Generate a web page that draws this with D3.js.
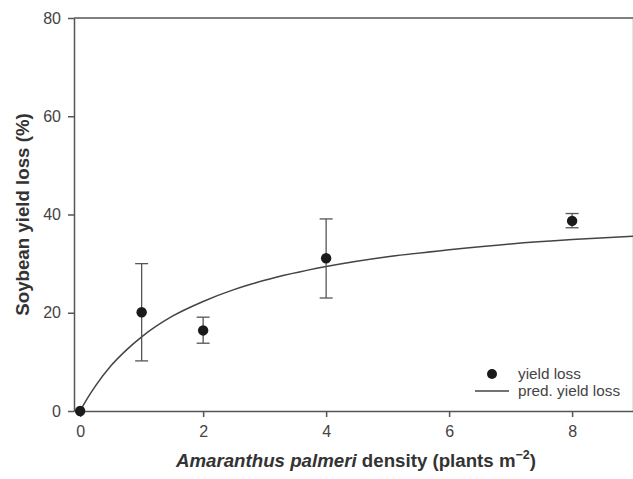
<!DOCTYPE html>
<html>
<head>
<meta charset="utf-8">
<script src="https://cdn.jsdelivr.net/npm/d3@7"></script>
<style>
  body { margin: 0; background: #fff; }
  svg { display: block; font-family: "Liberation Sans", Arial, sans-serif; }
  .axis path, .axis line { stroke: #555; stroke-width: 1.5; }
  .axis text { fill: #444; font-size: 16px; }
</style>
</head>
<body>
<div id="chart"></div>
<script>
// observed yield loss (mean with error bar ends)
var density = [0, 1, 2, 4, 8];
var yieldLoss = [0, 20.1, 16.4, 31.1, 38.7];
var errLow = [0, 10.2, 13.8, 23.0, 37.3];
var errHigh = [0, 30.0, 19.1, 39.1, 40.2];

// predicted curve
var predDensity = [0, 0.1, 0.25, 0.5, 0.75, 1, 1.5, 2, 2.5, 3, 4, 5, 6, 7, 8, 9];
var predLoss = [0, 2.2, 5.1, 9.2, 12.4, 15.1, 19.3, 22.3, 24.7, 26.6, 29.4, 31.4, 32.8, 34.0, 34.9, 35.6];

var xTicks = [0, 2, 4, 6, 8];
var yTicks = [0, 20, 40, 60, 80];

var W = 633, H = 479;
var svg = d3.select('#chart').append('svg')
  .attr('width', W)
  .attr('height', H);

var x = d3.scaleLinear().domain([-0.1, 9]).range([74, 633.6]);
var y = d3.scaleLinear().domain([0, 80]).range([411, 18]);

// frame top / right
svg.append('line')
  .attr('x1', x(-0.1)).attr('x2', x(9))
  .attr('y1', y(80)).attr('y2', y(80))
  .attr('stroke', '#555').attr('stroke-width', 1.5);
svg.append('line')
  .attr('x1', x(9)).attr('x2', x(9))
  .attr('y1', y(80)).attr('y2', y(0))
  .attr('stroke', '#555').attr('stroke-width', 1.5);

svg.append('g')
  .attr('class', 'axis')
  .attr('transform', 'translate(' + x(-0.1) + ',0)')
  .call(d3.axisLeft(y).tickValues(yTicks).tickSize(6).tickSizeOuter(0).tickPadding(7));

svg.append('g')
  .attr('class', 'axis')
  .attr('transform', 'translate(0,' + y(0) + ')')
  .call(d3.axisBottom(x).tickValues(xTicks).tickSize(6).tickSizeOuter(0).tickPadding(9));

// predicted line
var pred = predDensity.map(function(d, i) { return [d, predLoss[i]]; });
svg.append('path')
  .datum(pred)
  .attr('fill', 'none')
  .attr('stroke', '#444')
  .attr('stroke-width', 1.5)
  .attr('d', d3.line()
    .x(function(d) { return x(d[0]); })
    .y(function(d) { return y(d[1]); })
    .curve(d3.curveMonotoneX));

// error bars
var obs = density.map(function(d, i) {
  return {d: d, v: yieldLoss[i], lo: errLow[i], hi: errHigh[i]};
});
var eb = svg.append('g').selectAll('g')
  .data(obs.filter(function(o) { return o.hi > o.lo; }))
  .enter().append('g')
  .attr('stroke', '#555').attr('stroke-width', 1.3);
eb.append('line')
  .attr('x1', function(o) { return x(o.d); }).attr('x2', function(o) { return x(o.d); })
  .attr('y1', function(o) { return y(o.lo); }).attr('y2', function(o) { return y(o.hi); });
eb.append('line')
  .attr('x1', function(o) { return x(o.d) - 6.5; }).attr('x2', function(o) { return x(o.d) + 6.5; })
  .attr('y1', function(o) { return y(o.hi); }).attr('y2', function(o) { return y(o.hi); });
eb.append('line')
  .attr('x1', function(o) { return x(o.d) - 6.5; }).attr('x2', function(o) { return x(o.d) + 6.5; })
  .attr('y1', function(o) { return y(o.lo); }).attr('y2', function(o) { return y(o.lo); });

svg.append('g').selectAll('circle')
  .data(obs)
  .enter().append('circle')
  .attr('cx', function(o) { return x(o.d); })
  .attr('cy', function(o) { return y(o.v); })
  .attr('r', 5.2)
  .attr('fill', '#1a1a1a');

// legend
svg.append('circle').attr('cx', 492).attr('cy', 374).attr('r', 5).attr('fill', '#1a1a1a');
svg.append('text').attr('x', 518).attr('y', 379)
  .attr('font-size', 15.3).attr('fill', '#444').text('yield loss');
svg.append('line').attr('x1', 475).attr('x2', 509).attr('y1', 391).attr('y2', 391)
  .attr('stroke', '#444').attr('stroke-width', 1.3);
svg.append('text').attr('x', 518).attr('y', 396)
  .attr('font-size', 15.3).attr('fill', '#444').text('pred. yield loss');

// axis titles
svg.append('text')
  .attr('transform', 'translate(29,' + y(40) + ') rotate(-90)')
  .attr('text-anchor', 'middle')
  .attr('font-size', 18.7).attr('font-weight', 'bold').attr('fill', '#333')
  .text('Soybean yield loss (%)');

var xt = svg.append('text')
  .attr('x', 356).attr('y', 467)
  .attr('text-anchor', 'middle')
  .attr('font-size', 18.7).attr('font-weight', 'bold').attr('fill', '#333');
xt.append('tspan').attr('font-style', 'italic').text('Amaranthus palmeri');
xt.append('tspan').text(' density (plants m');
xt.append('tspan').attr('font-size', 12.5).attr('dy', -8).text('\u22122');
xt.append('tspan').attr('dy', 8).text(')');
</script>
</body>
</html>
····················
Which lines contain "with"? Copy each of them out.

Generate a web page that draws this with D3.js.
// observed yield loss (mean with error bar ends)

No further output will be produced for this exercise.